The Tamil National Alliance (TNA) is set to take legal action against the sudden dissolution of parliament by Sri Lankan president Maithripala Sirisena.
The party’s spokesperson and MP, M A Sumanthiran said the party would be going to the Supreme Court to challenge the dissolution.
The 19th amendment to the constitution makes it ‘crystal clear’ that the president did not have the authority to dissolve parliament before it had passed its four and a half year term, Sumanthiran said.
Sumanthiran said however that the slight time lag it would take to obtain an order from the Supreme Court could prove to be a boon for parties “lurching about without being able to secure a majority in parliament”.
Even the announcement of the dissolution on a Friday was a calculated cynical move, Sumanthiran said, as it would give those parties two extra days before Supreme Court petitions could be filed.
On Friday, the Sri Lankan president announced the dissolution of parliament and a snap election on January 5.
Sirisena’s attempted sacking of UNP prime minister Ranil Wickremesinghe to replace him with former president Mahinda Rajapaksa plunged Sri Lanka into political crisis just over two weeks ago.
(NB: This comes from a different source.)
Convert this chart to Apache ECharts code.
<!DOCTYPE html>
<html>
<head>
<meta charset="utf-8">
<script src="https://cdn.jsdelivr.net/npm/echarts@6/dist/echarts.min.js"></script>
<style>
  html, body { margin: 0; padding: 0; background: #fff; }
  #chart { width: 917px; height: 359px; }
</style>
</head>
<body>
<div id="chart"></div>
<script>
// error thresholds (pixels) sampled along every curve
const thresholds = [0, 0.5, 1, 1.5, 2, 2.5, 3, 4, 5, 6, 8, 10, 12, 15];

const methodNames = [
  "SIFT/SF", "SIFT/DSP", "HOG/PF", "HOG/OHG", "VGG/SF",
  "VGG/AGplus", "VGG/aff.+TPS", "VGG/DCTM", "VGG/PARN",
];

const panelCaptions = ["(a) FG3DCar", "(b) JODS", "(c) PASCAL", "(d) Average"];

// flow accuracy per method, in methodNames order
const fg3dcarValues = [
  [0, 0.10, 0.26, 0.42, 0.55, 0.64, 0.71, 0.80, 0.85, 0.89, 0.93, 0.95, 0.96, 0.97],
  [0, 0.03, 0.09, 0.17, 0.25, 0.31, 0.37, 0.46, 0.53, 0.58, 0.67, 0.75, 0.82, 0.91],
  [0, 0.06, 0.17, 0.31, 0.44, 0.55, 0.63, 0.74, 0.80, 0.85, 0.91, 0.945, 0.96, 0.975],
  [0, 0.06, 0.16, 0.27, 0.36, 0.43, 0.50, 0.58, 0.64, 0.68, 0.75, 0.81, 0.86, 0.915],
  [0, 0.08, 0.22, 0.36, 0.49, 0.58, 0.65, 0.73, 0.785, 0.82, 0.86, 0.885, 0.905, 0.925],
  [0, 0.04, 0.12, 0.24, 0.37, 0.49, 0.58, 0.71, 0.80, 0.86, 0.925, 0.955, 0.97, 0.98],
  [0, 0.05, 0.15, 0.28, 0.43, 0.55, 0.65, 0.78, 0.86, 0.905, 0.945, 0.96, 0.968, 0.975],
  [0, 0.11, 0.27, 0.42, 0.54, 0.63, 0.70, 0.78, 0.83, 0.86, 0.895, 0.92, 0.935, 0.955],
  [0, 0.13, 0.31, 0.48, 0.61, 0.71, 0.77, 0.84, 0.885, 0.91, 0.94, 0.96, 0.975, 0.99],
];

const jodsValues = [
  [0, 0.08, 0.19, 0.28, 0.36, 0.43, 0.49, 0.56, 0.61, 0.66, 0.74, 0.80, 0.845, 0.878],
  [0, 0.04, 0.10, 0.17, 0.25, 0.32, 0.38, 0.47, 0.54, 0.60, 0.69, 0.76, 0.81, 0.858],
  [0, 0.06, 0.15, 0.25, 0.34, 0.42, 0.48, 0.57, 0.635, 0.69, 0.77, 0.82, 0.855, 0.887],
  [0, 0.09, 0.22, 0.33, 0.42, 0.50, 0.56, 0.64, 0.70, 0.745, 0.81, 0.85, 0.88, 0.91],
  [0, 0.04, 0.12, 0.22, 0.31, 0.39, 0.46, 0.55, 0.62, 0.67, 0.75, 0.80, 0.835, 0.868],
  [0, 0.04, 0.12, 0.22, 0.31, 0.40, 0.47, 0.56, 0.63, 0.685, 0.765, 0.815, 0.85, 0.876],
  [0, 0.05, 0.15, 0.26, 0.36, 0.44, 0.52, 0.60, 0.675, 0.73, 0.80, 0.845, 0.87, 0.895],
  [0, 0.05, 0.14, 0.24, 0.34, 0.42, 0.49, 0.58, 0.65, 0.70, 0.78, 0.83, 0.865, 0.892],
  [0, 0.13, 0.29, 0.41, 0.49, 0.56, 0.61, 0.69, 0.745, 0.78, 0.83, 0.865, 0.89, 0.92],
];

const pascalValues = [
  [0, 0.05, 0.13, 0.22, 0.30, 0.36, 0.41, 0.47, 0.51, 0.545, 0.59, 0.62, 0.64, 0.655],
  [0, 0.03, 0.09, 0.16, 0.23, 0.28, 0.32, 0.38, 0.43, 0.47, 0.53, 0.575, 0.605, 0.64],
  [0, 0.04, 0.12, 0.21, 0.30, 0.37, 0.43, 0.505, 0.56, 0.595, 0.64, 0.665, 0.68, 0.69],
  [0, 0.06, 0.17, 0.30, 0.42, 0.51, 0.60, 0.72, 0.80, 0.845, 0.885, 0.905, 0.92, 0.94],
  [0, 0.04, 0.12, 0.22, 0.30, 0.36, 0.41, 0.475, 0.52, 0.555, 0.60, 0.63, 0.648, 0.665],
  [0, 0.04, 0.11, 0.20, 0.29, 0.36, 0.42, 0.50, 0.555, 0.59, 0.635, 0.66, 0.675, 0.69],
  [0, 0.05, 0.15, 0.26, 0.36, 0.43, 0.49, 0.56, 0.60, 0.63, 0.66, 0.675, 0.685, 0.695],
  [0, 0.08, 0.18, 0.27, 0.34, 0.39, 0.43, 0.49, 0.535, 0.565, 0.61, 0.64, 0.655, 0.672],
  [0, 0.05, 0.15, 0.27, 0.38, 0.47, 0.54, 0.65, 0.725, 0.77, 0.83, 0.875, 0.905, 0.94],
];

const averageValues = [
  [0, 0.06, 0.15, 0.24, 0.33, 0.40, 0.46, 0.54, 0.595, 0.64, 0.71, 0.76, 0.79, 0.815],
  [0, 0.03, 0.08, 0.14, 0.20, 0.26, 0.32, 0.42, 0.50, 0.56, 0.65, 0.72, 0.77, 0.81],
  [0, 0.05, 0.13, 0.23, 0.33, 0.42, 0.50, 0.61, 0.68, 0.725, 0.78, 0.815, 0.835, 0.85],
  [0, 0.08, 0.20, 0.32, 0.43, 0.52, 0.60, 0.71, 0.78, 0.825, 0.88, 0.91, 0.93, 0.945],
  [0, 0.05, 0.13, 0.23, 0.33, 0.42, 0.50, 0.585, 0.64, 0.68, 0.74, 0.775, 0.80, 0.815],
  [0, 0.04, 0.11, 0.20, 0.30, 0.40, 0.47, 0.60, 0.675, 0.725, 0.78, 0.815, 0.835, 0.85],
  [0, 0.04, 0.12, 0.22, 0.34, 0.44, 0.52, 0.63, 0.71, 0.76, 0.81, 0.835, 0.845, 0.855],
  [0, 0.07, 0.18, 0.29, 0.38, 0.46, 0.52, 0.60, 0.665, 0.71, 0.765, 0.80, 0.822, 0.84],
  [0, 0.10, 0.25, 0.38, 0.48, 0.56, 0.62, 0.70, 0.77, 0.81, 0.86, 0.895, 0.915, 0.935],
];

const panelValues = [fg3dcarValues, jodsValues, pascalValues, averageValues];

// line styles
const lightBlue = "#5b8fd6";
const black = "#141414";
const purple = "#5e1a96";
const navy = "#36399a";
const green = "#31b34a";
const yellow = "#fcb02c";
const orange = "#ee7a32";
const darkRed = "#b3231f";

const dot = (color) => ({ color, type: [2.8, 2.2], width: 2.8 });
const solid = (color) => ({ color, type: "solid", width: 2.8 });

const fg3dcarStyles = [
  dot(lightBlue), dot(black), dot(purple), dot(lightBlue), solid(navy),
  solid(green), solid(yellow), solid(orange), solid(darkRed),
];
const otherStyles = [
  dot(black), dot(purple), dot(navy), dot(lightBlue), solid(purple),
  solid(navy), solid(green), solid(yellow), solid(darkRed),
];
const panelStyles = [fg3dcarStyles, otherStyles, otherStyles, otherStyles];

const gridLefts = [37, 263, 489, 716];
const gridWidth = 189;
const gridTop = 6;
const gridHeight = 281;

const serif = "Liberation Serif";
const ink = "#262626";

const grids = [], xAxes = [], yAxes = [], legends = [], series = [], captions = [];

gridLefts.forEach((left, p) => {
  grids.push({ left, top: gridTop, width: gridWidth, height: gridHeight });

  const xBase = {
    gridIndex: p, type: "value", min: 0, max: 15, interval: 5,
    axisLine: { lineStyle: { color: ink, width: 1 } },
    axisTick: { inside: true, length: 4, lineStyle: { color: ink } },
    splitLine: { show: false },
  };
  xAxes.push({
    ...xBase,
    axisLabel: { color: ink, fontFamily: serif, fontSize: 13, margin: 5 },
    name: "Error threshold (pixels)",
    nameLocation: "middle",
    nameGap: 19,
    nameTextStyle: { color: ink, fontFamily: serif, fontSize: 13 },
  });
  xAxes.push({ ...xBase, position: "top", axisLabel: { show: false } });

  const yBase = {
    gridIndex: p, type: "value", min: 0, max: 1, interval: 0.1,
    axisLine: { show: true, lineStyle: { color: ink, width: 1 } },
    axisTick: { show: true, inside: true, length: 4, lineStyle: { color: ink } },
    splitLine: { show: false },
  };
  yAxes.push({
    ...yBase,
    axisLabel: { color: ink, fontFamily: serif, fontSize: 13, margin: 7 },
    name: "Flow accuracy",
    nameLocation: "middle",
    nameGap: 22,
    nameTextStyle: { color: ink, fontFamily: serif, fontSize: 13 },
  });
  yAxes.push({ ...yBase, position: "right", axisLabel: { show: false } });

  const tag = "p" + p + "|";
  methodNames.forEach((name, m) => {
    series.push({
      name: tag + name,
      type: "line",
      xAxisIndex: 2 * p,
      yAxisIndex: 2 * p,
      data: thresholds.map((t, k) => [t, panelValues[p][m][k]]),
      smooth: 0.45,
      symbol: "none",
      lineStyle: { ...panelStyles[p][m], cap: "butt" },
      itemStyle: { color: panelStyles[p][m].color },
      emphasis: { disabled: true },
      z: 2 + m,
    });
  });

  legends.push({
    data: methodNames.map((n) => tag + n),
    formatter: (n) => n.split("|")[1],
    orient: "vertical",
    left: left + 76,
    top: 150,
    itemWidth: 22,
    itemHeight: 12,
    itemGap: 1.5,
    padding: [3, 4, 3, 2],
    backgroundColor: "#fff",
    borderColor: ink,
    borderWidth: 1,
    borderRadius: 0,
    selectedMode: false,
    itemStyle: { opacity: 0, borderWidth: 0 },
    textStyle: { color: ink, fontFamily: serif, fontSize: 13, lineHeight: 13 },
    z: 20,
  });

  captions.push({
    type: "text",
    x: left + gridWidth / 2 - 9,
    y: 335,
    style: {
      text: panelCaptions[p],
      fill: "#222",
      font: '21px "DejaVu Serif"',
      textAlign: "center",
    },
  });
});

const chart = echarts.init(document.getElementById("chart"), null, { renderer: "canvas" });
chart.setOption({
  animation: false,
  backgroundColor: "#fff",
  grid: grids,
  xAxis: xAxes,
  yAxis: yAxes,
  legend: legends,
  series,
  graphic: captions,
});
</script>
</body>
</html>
Observers say the dissolution was announced as Sirisena realised his de facto prime minister Rajapaksa would not command a majority in parliament.
With allegations of massive bribes being floated to tempt crossovers, Sumanthiran, among other commentators, pointed out that the decision to dissolve parliament, knowing it would get struck down in the Supreme Court, was another time-buying tactic to secure more crossovers.
The UNP has also announced its intention to fight the dissolution in the courts.
The Janatha Vimukthi Peramuna (JVP), Sri Lanka’s foremost Sinhala leftist party, also plans to challenge the dissolution in the Supreme Court, according to Sri Lankan press reports.